● AIM OF THE EXERCISE:
Drop the images; return everything else in the listing below exactly.

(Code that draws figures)

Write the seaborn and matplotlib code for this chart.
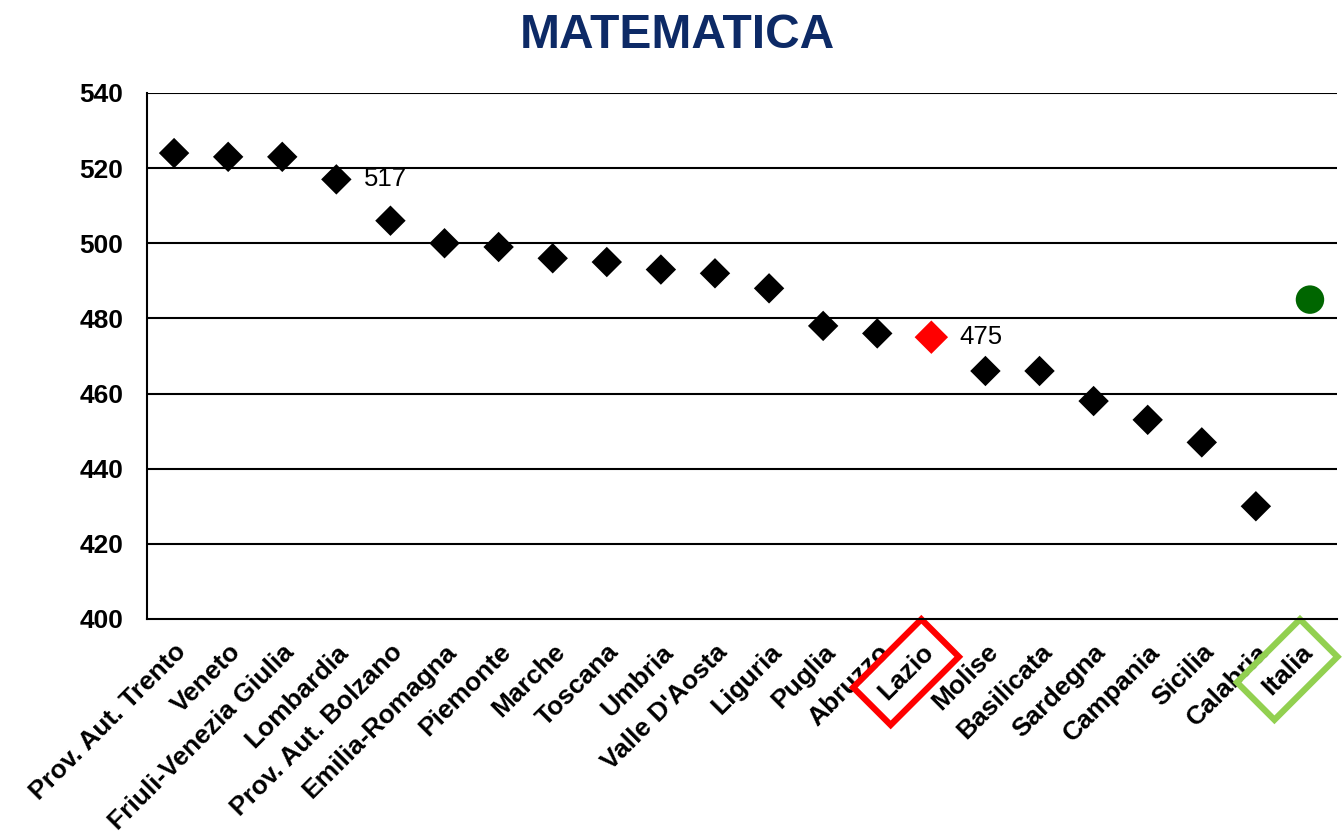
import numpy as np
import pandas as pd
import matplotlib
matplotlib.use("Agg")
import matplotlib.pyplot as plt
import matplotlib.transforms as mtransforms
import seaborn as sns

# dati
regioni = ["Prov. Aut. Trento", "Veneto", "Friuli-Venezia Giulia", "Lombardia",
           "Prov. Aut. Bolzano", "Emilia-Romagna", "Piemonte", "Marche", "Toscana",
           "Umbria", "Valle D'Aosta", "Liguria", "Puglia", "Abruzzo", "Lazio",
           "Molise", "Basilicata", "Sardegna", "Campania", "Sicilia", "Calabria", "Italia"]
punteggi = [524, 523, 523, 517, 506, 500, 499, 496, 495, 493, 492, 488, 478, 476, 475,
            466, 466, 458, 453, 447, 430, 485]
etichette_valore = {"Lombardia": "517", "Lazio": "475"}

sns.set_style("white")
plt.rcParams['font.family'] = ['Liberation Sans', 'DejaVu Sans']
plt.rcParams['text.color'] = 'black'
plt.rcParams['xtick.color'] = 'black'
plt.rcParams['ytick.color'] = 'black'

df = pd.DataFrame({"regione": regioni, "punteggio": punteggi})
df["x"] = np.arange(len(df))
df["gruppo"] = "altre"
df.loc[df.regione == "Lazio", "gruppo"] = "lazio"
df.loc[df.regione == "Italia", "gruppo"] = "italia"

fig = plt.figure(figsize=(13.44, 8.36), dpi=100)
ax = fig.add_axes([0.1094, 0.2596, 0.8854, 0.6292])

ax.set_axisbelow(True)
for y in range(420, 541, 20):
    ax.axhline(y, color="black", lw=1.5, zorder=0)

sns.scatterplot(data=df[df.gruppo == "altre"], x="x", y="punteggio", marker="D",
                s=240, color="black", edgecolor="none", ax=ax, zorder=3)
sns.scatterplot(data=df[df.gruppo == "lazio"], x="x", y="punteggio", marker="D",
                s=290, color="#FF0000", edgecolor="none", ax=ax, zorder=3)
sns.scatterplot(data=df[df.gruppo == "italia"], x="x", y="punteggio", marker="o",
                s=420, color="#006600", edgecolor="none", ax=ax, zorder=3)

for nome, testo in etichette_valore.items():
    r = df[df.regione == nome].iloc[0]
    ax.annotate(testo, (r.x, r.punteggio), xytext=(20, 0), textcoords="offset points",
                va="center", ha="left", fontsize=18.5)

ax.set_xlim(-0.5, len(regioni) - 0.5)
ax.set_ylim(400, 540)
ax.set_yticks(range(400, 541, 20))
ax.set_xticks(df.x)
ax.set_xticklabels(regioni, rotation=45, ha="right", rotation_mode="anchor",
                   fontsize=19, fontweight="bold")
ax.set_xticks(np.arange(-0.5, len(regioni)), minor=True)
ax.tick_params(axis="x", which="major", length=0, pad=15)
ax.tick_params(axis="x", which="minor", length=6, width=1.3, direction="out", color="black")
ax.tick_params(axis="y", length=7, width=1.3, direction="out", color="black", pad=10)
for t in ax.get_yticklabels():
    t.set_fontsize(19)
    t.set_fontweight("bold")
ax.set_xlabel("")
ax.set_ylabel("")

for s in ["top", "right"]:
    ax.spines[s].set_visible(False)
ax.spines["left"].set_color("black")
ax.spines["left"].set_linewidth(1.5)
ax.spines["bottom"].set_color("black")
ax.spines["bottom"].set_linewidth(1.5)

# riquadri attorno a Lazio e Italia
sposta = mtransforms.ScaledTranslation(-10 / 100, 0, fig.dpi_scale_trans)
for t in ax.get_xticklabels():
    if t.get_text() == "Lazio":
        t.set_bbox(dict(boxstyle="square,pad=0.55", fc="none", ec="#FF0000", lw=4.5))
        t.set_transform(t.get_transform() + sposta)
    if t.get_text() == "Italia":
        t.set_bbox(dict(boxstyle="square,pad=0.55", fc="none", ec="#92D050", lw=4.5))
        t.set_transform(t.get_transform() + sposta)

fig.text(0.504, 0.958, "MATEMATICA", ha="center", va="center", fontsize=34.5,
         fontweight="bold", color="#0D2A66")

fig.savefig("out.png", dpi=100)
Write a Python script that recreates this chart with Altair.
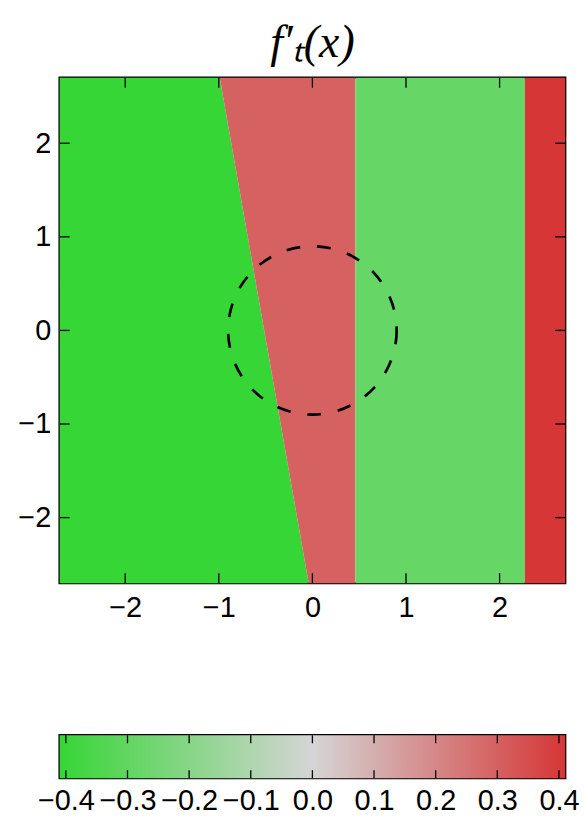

● RESPONSE TO THE TASK:
Write the seaborn and matplotlib code for this chart.
import numpy as np
import pandas as pd
import matplotlib
matplotlib.use("Agg")
import matplotlib.pyplot as plt
import matplotlib.transforms as mtransforms
import seaborn as sns

# dati
regioni = ["Prov. Aut. Trento", "Veneto", "Friuli-Venezia Giulia", "Lombardia",
           "Prov. Aut. Bolzano", "Emilia-Romagna", "Piemonte", "Marche", "Toscana",
           "Umbria", "Valle D'Aosta", "Liguria", "Puglia", "Abruzzo", "Lazio",
           "Molise", "Basilicata", "Sardegna", "Campania", "Sicilia", "Calabria", "Italia"]
punteggi = [524, 523, 523, 517, 506, 500, 499, 496, 495, 493, 492, 488, 478, 476, 475,
            466, 466, 458, 453, 447, 430, 485]
etichette_valore = {"Lombardia": "517", "Lazio": "475"}

sns.set_style("white")
plt.rcParams['font.family'] = ['Liberation Sans', 'DejaVu Sans']
plt.rcParams['text.color'] = 'black'
plt.rcParams['xtick.color'] = 'black'
plt.rcParams['ytick.color'] = 'black'

df = pd.DataFrame({"regione": regioni, "punteggio": punteggi})
df["x"] = np.arange(len(df))
df["gruppo"] = "altre"
df.loc[df.regione == "Lazio", "gruppo"] = "lazio"
df.loc[df.regione == "Italia", "gruppo"] = "italia"

fig = plt.figure(figsize=(13.44, 8.36), dpi=100)
ax = fig.add_axes([0.1094, 0.2596, 0.8854, 0.6292])

ax.set_axisbelow(True)
for y in range(420, 541, 20):
    ax.axhline(y, color="black", lw=1.5, zorder=0)

sns.scatterplot(data=df[df.gruppo == "altre"], x="x", y="punteggio", marker="D",
                s=240, color="black", edgecolor="none", ax=ax, zorder=3)
sns.scatterplot(data=df[df.gruppo == "lazio"], x="x", y="punteggio", marker="D",
                s=290, color="#FF0000", edgecolor="none", ax=ax, zorder=3)
sns.scatterplot(data=df[df.gruppo == "italia"], x="x", y="punteggio", marker="o",
                s=420, color="#006600", edgecolor="none", ax=ax, zorder=3)

for nome, testo in etichette_valore.items():
    r = df[df.regione == nome].iloc[0]
    ax.annotate(testo, (r.x, r.punteggio), xytext=(20, 0), textcoords="offset points",
                va="center", ha="left", fontsize=18.5)

ax.set_xlim(-0.5, len(regioni) - 0.5)
ax.set_ylim(400, 540)
ax.set_yticks(range(400, 541, 20))
ax.set_xticks(df.x)
ax.set_xticklabels(regioni, rotation=45, ha="right", rotation_mode="anchor",
                   fontsize=19, fontweight="bold")
ax.set_xticks(np.arange(-0.5, len(regioni)), minor=True)
ax.tick_params(axis="x", which="major", length=0, pad=15)
ax.tick_params(axis="x", which="minor", length=6, width=1.3, direction="out", color="black")
ax.tick_params(axis="y", length=7, width=1.3, direction="out", color="black", pad=10)
for t in ax.get_yticklabels():
    t.set_fontsize(19)
    t.set_fontweight("bold")
ax.set_xlabel("")
ax.set_ylabel("")

for s in ["top", "right"]:
    ax.spines[s].set_visible(False)
ax.spines["left"].set_color("black")
ax.spines["left"].set_linewidth(1.5)
ax.spines["bottom"].set_color("black")
ax.spines["bottom"].set_linewidth(1.5)

# riquadri attorno a Lazio e Italia
sposta = mtransforms.ScaledTranslation(-10 / 100, 0, fig.dpi_scale_trans)
for t in ax.get_xticklabels():
    if t.get_text() == "Lazio":
        t.set_bbox(dict(boxstyle="square,pad=0.55", fc="none", ec="#FF0000", lw=4.5))
        t.set_transform(t.get_transform() + sposta)
    if t.get_text() == "Italia":
        t.set_bbox(dict(boxstyle="square,pad=0.55", fc="none", ec="#92D050", lw=4.5))
        t.set_transform(t.get_transform() + sposta)

fig.text(0.504, 0.958, "MATEMATICA", ha="center", va="center", fontsize=34.5,
         fontweight="bold", color="#0D2A66")

fig.savefig("out.png", dpi=100)
Write a Python script that recreates this chart with Altair.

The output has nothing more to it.